**What you should do:**
Go through the data and copy every line exactly, but not the images.

**Material:**
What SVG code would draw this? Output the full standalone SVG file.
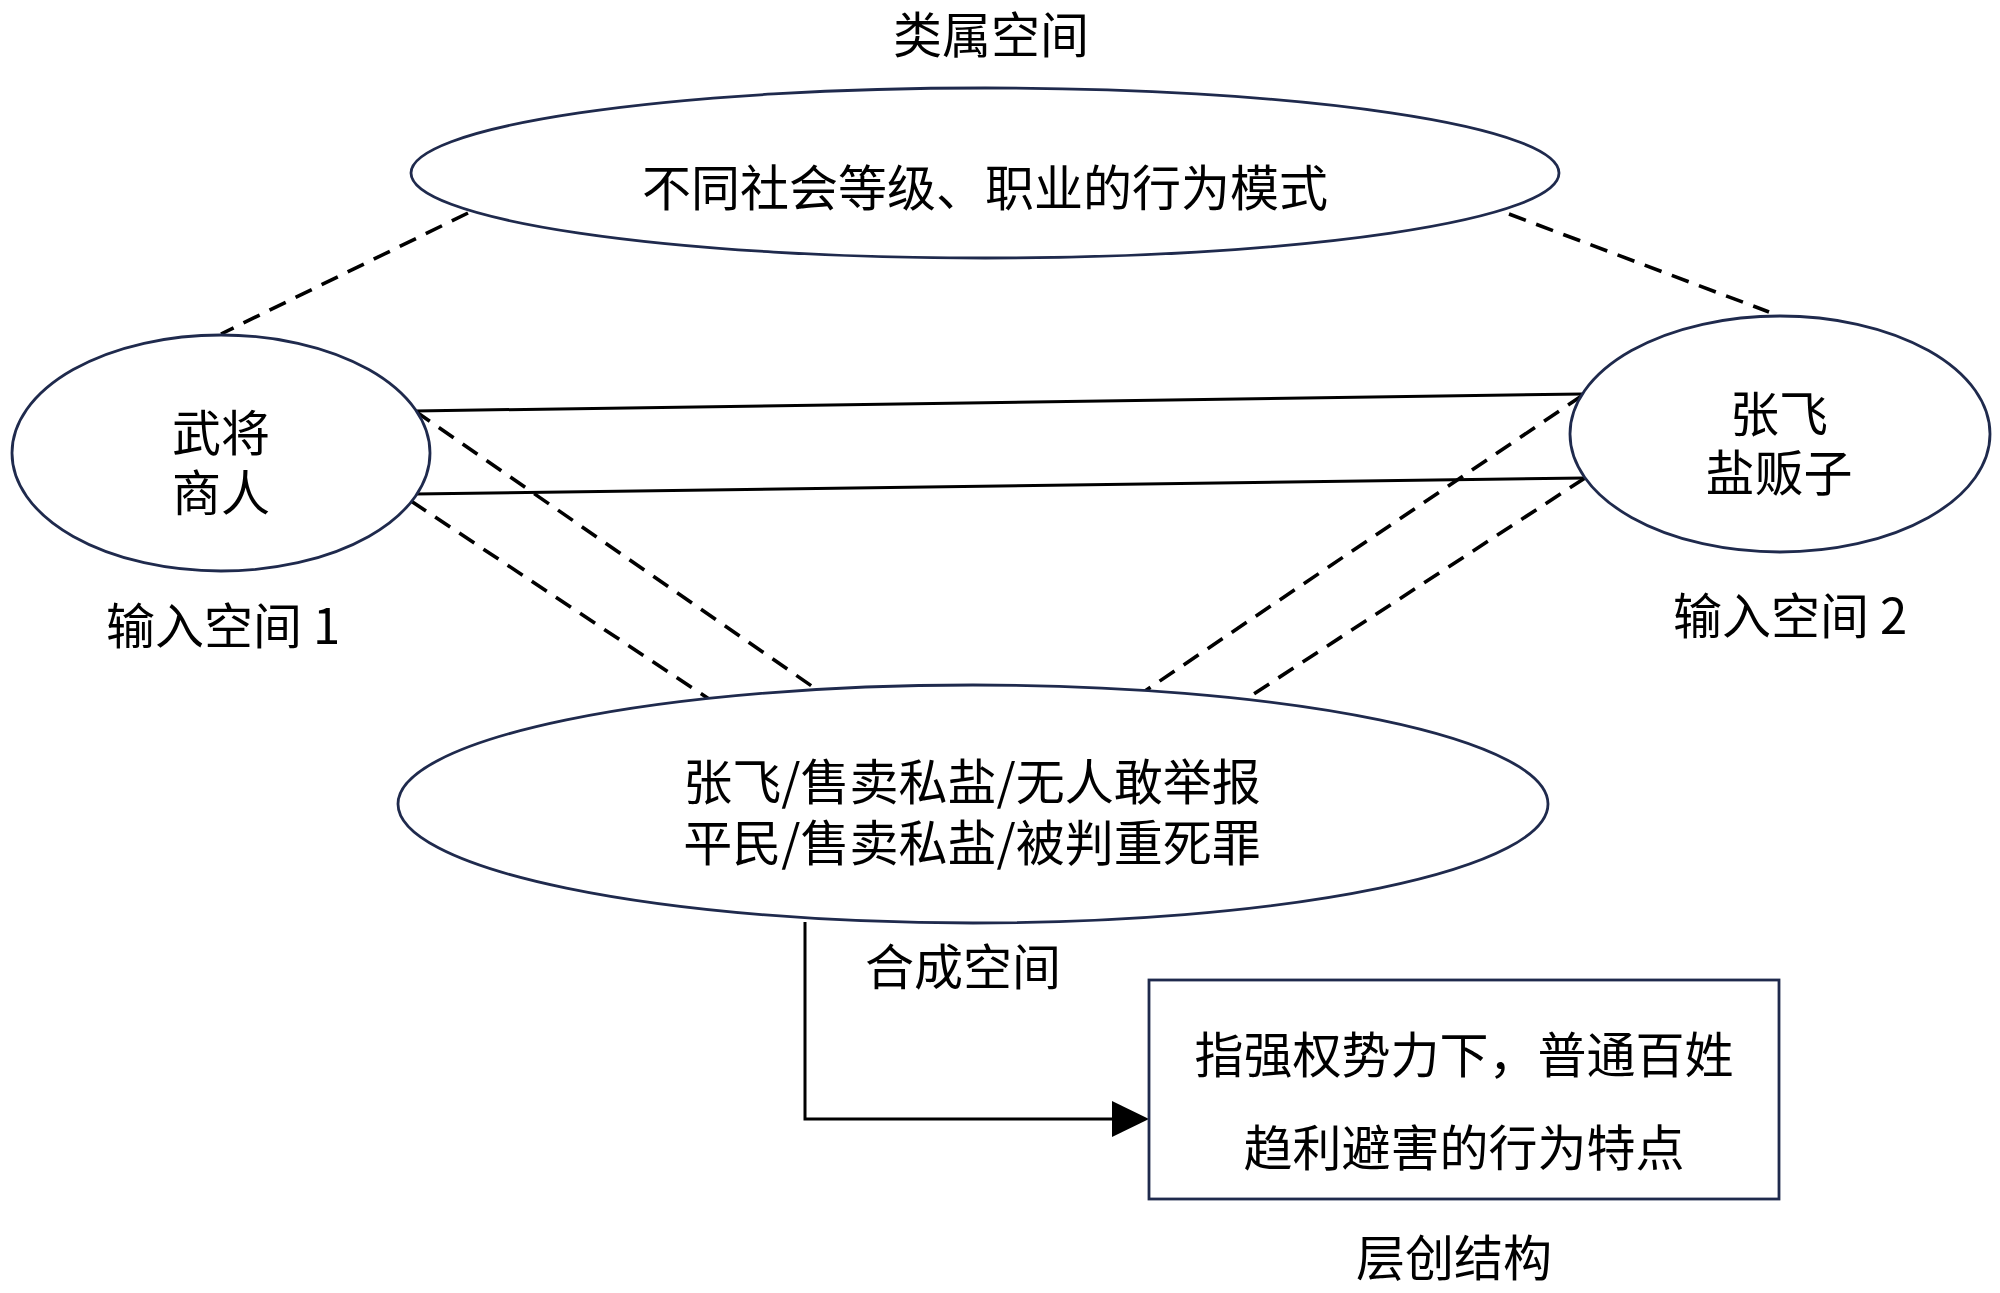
<svg xmlns="http://www.w3.org/2000/svg" width="2000" height="1293" viewBox="0 0 2000 1293">
<defs>
<style>
.node{fill:#ffffff;stroke:#1f2a4d;stroke-width:2.8}
.t{font-family:"Noto Sans CJK SC","Noto Sans",sans-serif;font-size:49px;fill:#000000;text-anchor:middle;dominant-baseline:central}
.solid{stroke:#000000;stroke-width:3;fill:none}
.dash{stroke:#000000;stroke-width:3.6;fill:none;stroke-dasharray:18 11}
</style>
</defs>
<rect x="0" y="0" width="2000" height="1293" fill="#ffffff"/>
<g id="connectors">
<line class="dash" x1="468" y1="213" x2="221" y2="334"/>
<line class="dash" x1="1509" y1="214" x2="1769" y2="312"/>
<line class="solid" x1="415" y1="411" x2="1583" y2="394"/>
<line class="solid" x1="415" y1="494" x2="1585" y2="478"/>
<line class="dash" x1="415" y1="411" x2="816" y2="689"/>
<line class="dash" x1="411" y1="501" x2="709" y2="699"/>
<line class="dash" x1="1583" y1="395" x2="1145" y2="691"/>
<line class="dash" x1="1585" y1="478" x2="1246" y2="699"/>
<polyline class="solid" points="805,922 805,1119 1112,1119"/>
<path d="M1112,1101 L1149,1119 L1112,1137 Z" fill="#000000"/>
</g>
<g id="generic">
<text class="t" x="991" y="31">类属空间</text>
<ellipse class="node" cx="985" cy="173" rx="574" ry="85"/>
<text class="t" x="985" y="184">不同社会等级、职业的行为模式</text>
</g>
<g id="input1">
<ellipse class="node" cx="221" cy="453" rx="209" ry="118"/>
<text class="t" x="221" y="429">武将</text>
<text class="t" x="221" y="489">商人</text>
<text class="t" x="223" y="622">输入空间 1</text>
</g>
<g id="input2">
<ellipse class="node" cx="1780" cy="434" rx="210" ry="118"/>
<text class="t" x="1779" y="410">张飞</text>
<text class="t" x="1779" y="469">盐贩子</text>
<text class="t" x="1790" y="612">输入空间 2</text>
</g>
<g id="blend">
<ellipse class="node" cx="973" cy="804" rx="575" ry="119"/>
<text class="t" x="972" y="778">张飞/售卖私盐/无人敢举报</text>
<text class="t" x="972" y="839">平民/售卖私盐/被判重死罪</text>
<text class="t" x="963" y="963">合成空间</text>
</g>
<g id="emergent">
<rect class="node" x="1149" y="980" width="630" height="219"/>
<text class="t" x="1464" y="1051">指强权势力下，普通百姓</text>
<text class="t" x="1464" y="1144">趋利避害的行为特点</text>
<text class="t" x="1454" y="1254">层创结构</text>
</g>
</svg>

**Task output:**
What SVG code would draw this? Output the full standalone SVG file.
<svg xmlns="http://www.w3.org/2000/svg" width="2000" height="1293" viewBox="0 0 2000 1293">
<defs>
<style>
.node{fill:#ffffff;stroke:#1f2a4d;stroke-width:2.8}
.t{font-family:"Noto Sans CJK SC","Noto Sans",sans-serif;font-size:49px;fill:#000000;text-anchor:middle;dominant-baseline:central}
.solid{stroke:#000000;stroke-width:3;fill:none}
.dash{stroke:#000000;stroke-width:3.6;fill:none;stroke-dasharray:18 11}
</style>
</defs>
<rect x="0" y="0" width="2000" height="1293" fill="#ffffff"/>
<g id="connectors">
<line class="dash" x1="468" y1="213" x2="221" y2="334"/>
<line class="dash" x1="1509" y1="214" x2="1769" y2="312"/>
<line class="solid" x1="415" y1="411" x2="1583" y2="394"/>
<line class="solid" x1="415" y1="494" x2="1585" y2="478"/>
<line class="dash" x1="415" y1="411" x2="816" y2="689"/>
<line class="dash" x1="411" y1="501" x2="709" y2="699"/>
<line class="dash" x1="1583" y1="395" x2="1145" y2="691"/>
<line class="dash" x1="1585" y1="478" x2="1246" y2="699"/>
<polyline class="solid" points="805,922 805,1119 1112,1119"/>
<path d="M1112,1101 L1149,1119 L1112,1137 Z" fill="#000000"/>
</g>
<g id="generic">
<text class="t" x="991" y="31">类属空间</text>
<ellipse class="node" cx="985" cy="173" rx="574" ry="85"/>
<text class="t" x="985" y="184">不同社会等级、职业的行为模式</text>
</g>
<g id="input1">
<ellipse class="node" cx="221" cy="453" rx="209" ry="118"/>
<text class="t" x="221" y="429">武将</text>
<text class="t" x="221" y="489">商人</text>
<text class="t" x="223" y="622">输入空间 1</text>
</g>
<g id="input2">
<ellipse class="node" cx="1780" cy="434" rx="210" ry="118"/>
<text class="t" x="1779" y="410">张飞</text>
<text class="t" x="1779" y="469">盐贩子</text>
<text class="t" x="1790" y="612">输入空间 2</text>
</g>
<g id="blend">
<ellipse class="node" cx="973" cy="804" rx="575" ry="119"/>
<text class="t" x="972" y="778">张飞/售卖私盐/无人敢举报</text>
<text class="t" x="972" y="839">平民/售卖私盐/被判重死罪</text>
<text class="t" x="963" y="963">合成空间</text>
</g>
<g id="emergent">
<rect class="node" x="1149" y="980" width="630" height="219"/>
<text class="t" x="1464" y="1051">指强权势力下，普通百姓</text>
<text class="t" x="1464" y="1144">趋利避害的行为特点</text>
<text class="t" x="1454" y="1254">层创结构</text>
</g>
</svg>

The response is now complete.